## WHAT IS EXPECTED
Copy every line from the records below that holds the word "this".

## RECORDS FOR THE EXERCISE
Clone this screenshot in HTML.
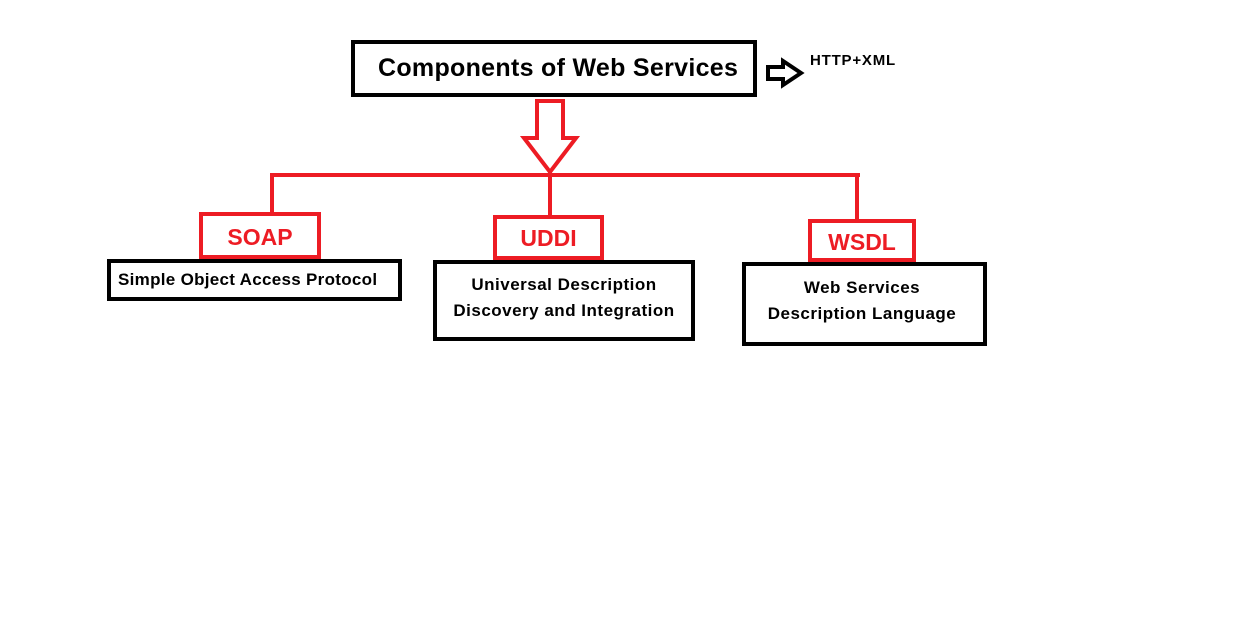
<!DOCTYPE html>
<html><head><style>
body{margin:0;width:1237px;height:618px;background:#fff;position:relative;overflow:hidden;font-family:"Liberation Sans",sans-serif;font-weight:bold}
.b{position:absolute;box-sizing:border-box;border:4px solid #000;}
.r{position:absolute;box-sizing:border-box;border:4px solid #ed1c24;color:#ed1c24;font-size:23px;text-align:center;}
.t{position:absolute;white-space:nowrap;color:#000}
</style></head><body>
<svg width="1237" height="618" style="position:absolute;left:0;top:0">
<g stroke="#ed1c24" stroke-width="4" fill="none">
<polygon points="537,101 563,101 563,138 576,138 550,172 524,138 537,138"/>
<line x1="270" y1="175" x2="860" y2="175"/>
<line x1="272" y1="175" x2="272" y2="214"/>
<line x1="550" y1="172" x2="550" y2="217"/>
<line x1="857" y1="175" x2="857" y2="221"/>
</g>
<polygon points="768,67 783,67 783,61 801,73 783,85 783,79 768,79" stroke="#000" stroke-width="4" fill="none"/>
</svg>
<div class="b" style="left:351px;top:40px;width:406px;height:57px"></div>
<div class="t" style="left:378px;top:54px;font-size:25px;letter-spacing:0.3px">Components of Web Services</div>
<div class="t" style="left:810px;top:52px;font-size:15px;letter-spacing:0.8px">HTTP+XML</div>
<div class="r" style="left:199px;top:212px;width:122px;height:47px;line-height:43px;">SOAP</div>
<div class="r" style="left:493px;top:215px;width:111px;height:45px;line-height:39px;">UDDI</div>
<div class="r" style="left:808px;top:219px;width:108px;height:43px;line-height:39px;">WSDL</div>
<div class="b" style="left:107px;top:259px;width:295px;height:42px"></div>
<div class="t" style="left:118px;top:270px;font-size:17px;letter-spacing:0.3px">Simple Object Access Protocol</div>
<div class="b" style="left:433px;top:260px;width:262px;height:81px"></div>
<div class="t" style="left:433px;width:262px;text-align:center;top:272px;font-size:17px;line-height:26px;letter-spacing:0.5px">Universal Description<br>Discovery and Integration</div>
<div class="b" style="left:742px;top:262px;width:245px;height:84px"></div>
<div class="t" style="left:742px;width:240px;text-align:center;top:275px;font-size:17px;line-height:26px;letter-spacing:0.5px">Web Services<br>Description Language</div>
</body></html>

---

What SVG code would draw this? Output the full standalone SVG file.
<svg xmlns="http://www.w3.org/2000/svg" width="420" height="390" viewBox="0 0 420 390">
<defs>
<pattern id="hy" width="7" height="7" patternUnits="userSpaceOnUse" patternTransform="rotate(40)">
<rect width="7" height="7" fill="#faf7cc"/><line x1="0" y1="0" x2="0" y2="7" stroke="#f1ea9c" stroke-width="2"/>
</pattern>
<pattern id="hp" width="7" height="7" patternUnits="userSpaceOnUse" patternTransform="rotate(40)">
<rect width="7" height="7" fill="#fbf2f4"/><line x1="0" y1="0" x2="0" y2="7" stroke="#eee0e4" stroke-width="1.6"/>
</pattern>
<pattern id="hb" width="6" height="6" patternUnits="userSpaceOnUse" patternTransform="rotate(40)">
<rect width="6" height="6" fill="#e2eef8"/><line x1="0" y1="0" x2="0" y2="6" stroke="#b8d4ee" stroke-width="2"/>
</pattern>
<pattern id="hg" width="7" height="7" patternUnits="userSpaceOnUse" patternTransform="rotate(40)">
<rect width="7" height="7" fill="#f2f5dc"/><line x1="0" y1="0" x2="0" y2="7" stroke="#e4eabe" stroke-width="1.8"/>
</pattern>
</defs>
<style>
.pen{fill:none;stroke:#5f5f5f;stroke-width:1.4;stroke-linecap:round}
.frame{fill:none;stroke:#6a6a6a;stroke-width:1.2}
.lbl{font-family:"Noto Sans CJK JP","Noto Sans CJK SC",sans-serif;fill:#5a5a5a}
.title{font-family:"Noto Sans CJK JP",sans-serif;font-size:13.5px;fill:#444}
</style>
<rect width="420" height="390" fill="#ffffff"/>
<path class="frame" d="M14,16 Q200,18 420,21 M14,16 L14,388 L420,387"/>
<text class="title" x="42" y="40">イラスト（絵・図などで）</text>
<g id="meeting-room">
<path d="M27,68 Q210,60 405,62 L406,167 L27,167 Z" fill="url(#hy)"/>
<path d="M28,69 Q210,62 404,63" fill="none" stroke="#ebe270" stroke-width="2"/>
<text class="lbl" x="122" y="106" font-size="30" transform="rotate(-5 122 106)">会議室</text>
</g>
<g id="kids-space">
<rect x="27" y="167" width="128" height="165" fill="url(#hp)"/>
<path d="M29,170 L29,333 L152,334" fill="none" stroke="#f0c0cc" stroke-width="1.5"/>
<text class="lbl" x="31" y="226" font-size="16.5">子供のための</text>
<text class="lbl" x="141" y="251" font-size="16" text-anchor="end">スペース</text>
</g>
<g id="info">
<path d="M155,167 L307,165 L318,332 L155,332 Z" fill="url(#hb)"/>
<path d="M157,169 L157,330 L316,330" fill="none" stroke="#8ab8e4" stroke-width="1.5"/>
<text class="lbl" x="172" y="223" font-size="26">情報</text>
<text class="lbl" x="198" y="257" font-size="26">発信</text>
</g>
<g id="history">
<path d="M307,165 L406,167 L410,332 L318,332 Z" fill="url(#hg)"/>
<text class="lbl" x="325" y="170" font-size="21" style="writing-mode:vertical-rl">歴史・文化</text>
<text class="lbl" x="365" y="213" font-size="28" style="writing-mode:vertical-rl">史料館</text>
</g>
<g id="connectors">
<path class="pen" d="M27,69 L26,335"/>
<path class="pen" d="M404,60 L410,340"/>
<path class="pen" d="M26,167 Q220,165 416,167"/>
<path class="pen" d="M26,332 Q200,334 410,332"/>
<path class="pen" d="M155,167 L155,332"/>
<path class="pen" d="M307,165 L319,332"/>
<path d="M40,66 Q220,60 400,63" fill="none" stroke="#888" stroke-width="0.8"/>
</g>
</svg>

## SOLUTION BELOW
Clone this screenshot in HTML.
What SVG code would draw this? Output the full standalone SVG file.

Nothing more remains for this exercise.